Inés Aguirre de Iriondo, docente de nivel primario.
La historia cuenta que una mujer ejercía la prostitución. Un día, de esos tibios de sol en primavera, ella supo que iba a ser madre. Según cuenta la historia, su vida giró desde entonces 180 grados.
Dejó de vender su cuerpo: embarazada no podía prostituirse. La familia y los amigos ayudaron a la mujer a sobrevivir a la humillación diaria por ser mujer, embarazada, soltera, desocupada, encima pobre.
Una mañana fría, terminando el invierno, su vientre estalló en estrellas con rostro de varón. La historia cuenta que esta mujer fue feliz ese día.
Me contaron que esta mujer empezó a limpiar de casa en casa con la dignidad florecida; así, día a día, sostenía el alimento y los estudios de su pequeño gran hijo.
Un día, en una reunión de padres en la escuela N° 136 Gregoria Pérez de Denis (1° de Mayo 6855), alguien contó esta historia. Era una mujer de rostro pálido, manos fuertes y sostenidas en su pecho, de ojos negros empalidecidos por las lágrimas. Hablábamos de violencia familiar. Los niños habían manifestado varias formas de recibir violencia en sus casas: alarmantes mecanismos de tortura encubiertos en cuatro paredes llamadas “hogar”.
La conversación se fue tornando un diálogo de mamás ahogadas en lágrimas. “No quiero que sufra”, “Hay que hacerlos fuertes”, “Así aprenden”, decían. Hablamos de los límites que había que impartirles a los chicos, y también de los límites que debían impartirse los adultos.
Ese día, cuenta la historia, esa mamá lloró. “A mí me criaron a los golpes y salí buena persona, yo creí que si lo criaba igual...”, sollozaba. Un abrazo perdido en los brazos de otra mamá salió como salto a los brazos de ella; así se quedaron un rato mientras el resto intentaba tragar la saliva que las lágrimas atragantaban. La mamá salió corriendo del salón y apareció en el patio: la veíamos mudas por la ventana. Corrió fuerte hasta alcanzar a su hijo que jugaba en Educación Física y cuya cara era sólo desconcierto, y pudimos escuchar que le decía: “Perdón hijo querido, perdón, yo te amo”.

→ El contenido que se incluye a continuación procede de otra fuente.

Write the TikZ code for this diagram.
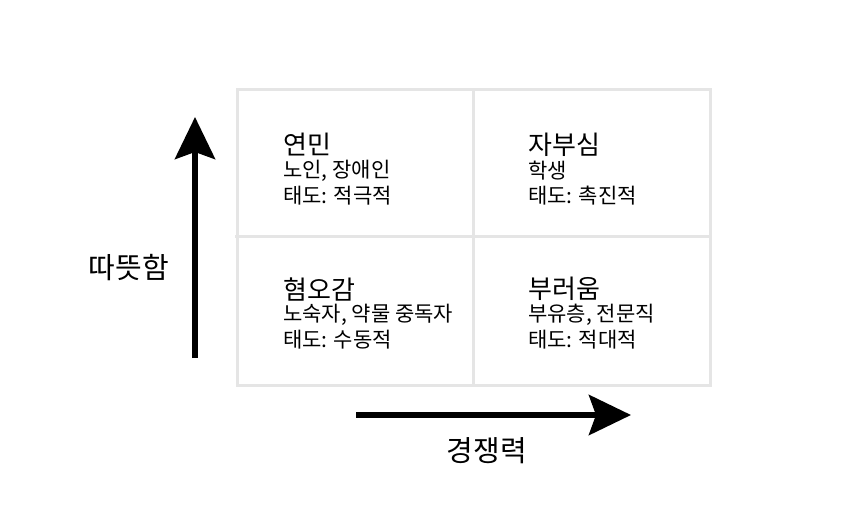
\documentclass[tikz,border=0pt]{standalone}
\usepackage{fontspec}
\setmainfont{Noto Sans CJK KR}
\usetikzlibrary{arrows.meta}
\begin{document}
\begin{tikzpicture}[x=1pt,y=-1pt,line join=miter,
  grid/.style={draw=black!10,line width=3pt},
  axis/.style={line width=6pt,-{Stealth[length=42pt,width=40pt,inset=7pt]}},
  head/.style={anchor=west,inner sep=0pt,font=\fontsize{26}{30}\selectfont},
  body/.style={anchor=west,inner sep=0pt,font=\fontsize{21}{25}\selectfont},
  axislabel/.style={inner sep=0pt,font=\fontsize{29}{33}\selectfont}]
  \useasboundingbox (0,0) rectangle (860,520);
  % quadrant grid
  \draw[grid] (237,89) rectangle (710,385);
  \draw[grid] (473,89)--(473,385);
  \draw[grid] (235,236)--(710,236);
  % axes
  \coordinate (wlo) at (195,358);
  \coordinate (whi) at (195,117);
  \coordinate (clo) at (356,415);
  \coordinate (chi) at (631,415);
  \draw[axis] (wlo)--(whi);
  \draw[axis] (clo)--(chi);
  \node[axislabel] (warmth) at (129,268) {따뜻함};
  \node[axislabel] (compet) at (487,451) {경쟁력};
  % upper left
  \node[head] (pity) at (283,145) {연민};
  \node[body] (pityA) at (283,171) {노인, 장애인};
  \node[body] (pityB) at (283,196) {태도: 적극적};
  % upper right
  \node[head] (pride) at (528,145) {자부심};
  \node[body] (prideA) at (528,171) {학생};
  \node[body] (prideB) at (528,196) {태도: 촉진적};
  % lower left
  \node[head] (disgust) at (283,289) {혐오감};
  \node[body] (disgustA) at (283,315) {노숙자, 약물 중독자};
  \node[body] (disgustB) at (283,340) {태도: 수동적};
  % lower right
  \node[head] (envy) at (528,289) {부러움};
  \node[body] (envyA) at (528,315) {부유층, 전문직};
  \node[body] (envyB) at (528,340) {태도: 적대적};
\end{tikzpicture}
\end{document}
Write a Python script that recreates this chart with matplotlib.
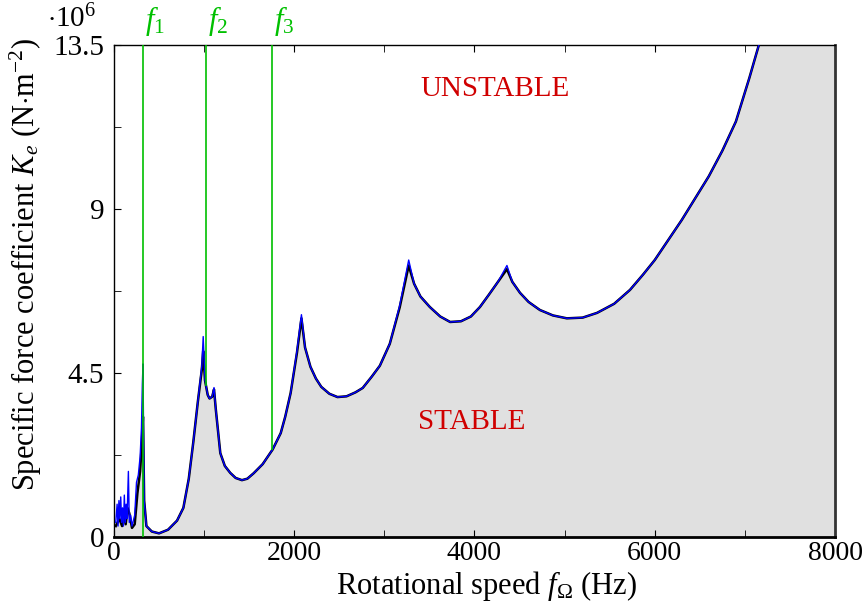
import numpy as np
import matplotlib.pyplot as plt
from matplotlib.ticker import MultipleLocator

plt.switch_backend('agg')

plt.rcParams['font.family'] = ['Liberation Serif', 'DejaVu Serif']
plt.rcParams['mathtext.fontset'] = 'custom'
plt.rcParams['mathtext.rm'] = 'Liberation Serif'
plt.rcParams['mathtext.it'] = 'Liberation Serif:italic'

# stability boundary (black), rotational speed in Hz, Ke in 1e6 N/m^2
freq = [20, 60, 90, 110, 130, 150, 170, 200, 230, 260, 290, 310, 322, 335, 360,
        420, 500, 600, 700, 770, 830, 880, 930, 975, 990, 1010, 1040, 1060, 1090,
        1110, 1130, 1180, 1230, 1290, 1350, 1420, 1480, 1550, 1650, 1760, 1850,
        1900, 1960, 2030, 2080, 2120, 2180, 2240, 2300, 2390, 2480, 2580, 2680,
        2760, 2860, 2950, 3060, 3170, 3270, 3330, 3400, 3505, 3620, 3730, 3850,
        3960, 4060, 4160, 4260, 4360, 4420, 4505, 4600, 4725, 4870, 5025, 5200,
        5360, 5550, 5725, 5870, 6000, 6150, 6300, 6450, 6600, 6750, 6900, 7050,
        7155, 7300, 7500, 7750, 8000]
ke = [0.3, 0.5, 0.3, 0.6, 0.35, 0.8, 0.65, 0.25, 0.35, 1.2, 1.8, 2.6, 3.3, 1.0, 0.3,
      0.15, 0.1, 0.2, 0.45, 0.8, 1.6, 2.6, 3.7, 4.6, 5.1, 4.3, 3.9, 3.8, 3.85,
      4.05, 3.5, 2.3, 1.95, 1.76, 1.62, 1.56, 1.6, 1.75, 2.0, 2.4, 2.85,
      3.3, 3.95, 5.05, 6.0, 5.2, 4.67, 4.35, 4.12, 3.93, 3.84, 3.86, 3.97,
      4.09, 4.4, 4.7, 5.3, 6.3, 7.45, 6.95, 6.6, 6.31, 6.05, 5.9, 5.92,
      6.05, 6.31, 6.65, 7.0, 7.35, 7.0, 6.7, 6.45, 6.23, 6.08, 6.0, 6.02,
      6.15, 6.4, 6.78, 7.2, 7.6, 8.15, 8.7, 9.3, 9.9, 10.6, 11.4, 12.6,
      13.5, 14.6, 16.0, 18.0, 20.0]

# second solution (blue), same speed grid with the noisy low-speed part
freq_b = [20, 35, 45, 55, 65, 75, 85, 95, 105, 115, 125, 135, 145, 160, 170, 185,
          200, 215, 230, 250, 270, 290, 305, 315, 322, 328, 335, 360,
          420, 500, 600, 700, 770, 830, 880, 930, 975, 990, 1010, 1040, 1060, 1090,
          1110, 1130, 1180, 1230, 1290, 1350, 1420, 1480, 1550, 1650, 1760, 1850,
          1900, 1960, 2030, 2080, 2120, 2180, 2240, 2300, 2390, 2480, 2580, 2680,
          2760, 2860, 2950, 3060, 3170, 3270, 3330, 3400, 3505, 3620, 3730, 3850,
          3960, 4060, 4160, 4260, 4360, 4420, 4505, 4600, 4725, 4870, 5025, 5200,
          5360, 5550, 5725, 5870, 6000, 6150, 6300, 6450, 6600, 6750, 6900, 7050,
          7155, 7300, 7500, 7750, 8000]
ke_b = [0.4, 0.9, 0.3, 1.0, 0.5, 1.1, 0.4, 0.8, 0.3, 1.15, 0.4, 0.9, 0.5, 1.8, 0.4, 0.6,
        0.3, 0.45, 0.6, 1.5, 1.7, 2.2, 3.0, 4.2, 4.75, 3.0, 1.0, 0.3,
        0.15, 0.1, 0.2, 0.45, 0.8, 1.6, 2.6, 3.7, 4.7, 5.5, 4.3, 3.9, 3.8, 3.85,
        4.1, 3.5, 2.3, 1.95, 1.76, 1.62, 1.56, 1.6, 1.75, 2.0, 2.4, 2.85,
        3.3, 3.95, 5.1, 6.1, 5.2, 4.67, 4.35, 4.12, 3.93, 3.84, 3.86, 3.97,
        4.09, 4.4, 4.7, 5.3, 6.35, 7.6, 6.95, 6.6, 6.31, 6.05, 5.9, 5.92,
        6.05, 6.31, 6.65, 7.0, 7.45, 7.0, 6.7, 6.45, 6.23, 6.08, 6.0, 6.02,
        6.15, 6.4, 6.78, 7.2, 7.6, 8.15, 8.7, 9.3, 9.9, 10.6, 11.4, 12.6,
        13.5, 14.6, 16.0, 18.0, 20.0]

f_lines = [322, 1021, 1754]
f_names = ['$f_1$', '$f_2$', '$f_3$']

green = '#00c000'
red = '#d00000'

fig = plt.figure(figsize=(8.68, 6.05), dpi=100)
ax = fig.add_axes([0.1313, 0.1124, 0.8307, 0.8132])

ax.fill_between(freq, ke, 0, color='#e0e0e0', lw=0, zorder=1)
ax.plot(freq, ke, color='black', lw=1.8, zorder=3)
ax.plot(freq_b, ke_b, color='blue', lw=1.0, zorder=4)

ymax = 13.5
for i, f in enumerate(f_lines):
    low = 0 if i == 0 else np.interp(f, freq, ke)
    ax.vlines(f, low, ymax, color=green, lw=1.2, zorder=5)
    ax.text(f + 130, ymax + 0.2, f_names[i], color=green, fontsize=22,
            ha='center', va='bottom')

ax.text(4230, 12.3, 'UNSTABLE', color=red, fontsize=21, ha='center', va='center')
ax.text(3970, 3.15, 'STABLE', color=red, fontsize=21, ha='center', va='center')

ax.set_xlim(0, 8000)
ax.set_ylim(0, ymax)
ax.xaxis.set_major_locator(MultipleLocator(2000))
ax.xaxis.set_minor_locator(MultipleLocator(1000))
ax.yaxis.set_minor_locator(MultipleLocator(2.25))
ax.set_yticks([0, 4.5, 9, 13.5])
ax.set_yticklabels(['0', '4.5', '9', '13.5'], fontsize=21)
ax.tick_params(axis='x', which='both', direction='in', top=True, labelsize=20, pad=3)
ax.tick_params(axis='y', which='both', direction='in', right=False, pad=7)
ax.tick_params(which='major', length=5)
ax.tick_params(which='minor', length=5)

for s in ['left', 'top']:
    ax.spines[s].set_linewidth(1.0)
ax.spines['bottom'].set_linewidth(2.0)
ax.spines['right'].set_linewidth(2.0)
ax.spines['right'].set_color('#333333')

ax.set_xlabel(r'Rotational speed $f_\Omega$ (Hz)', fontsize=22)
ax.xaxis.set_label_coords(0.517, -0.066)
ax.set_ylabel(r'Specific force coefficient $K_e$ (N$\cdot$m$^{-2}$)', fontsize=22)
ax.yaxis.set_label_coords(-0.097, 0.553)
fig.text(0.054, 0.955, r'$\cdot 10^6$', fontsize=21, ha='left', va='baseline')

fig.savefig('out.png', dpi=100)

Cuenta la historia que la mamá, asesorada por la maestra de la escuela y otras mamás, fue a un psicólogo, y le contó su vida. Y pensó sobre su vida, y aprendió a abrazar y escuchar en vez de pegar, aprendió a escribir en vez de gritar, aprendió que la violencia no es recurso de quienes sienten amor. El chico, desde esos días, modificó sus conductas violentas en la escuela, tomó con más firmeza el lápiz, escribió y leyó historias magníficas y sonrió más que nunca.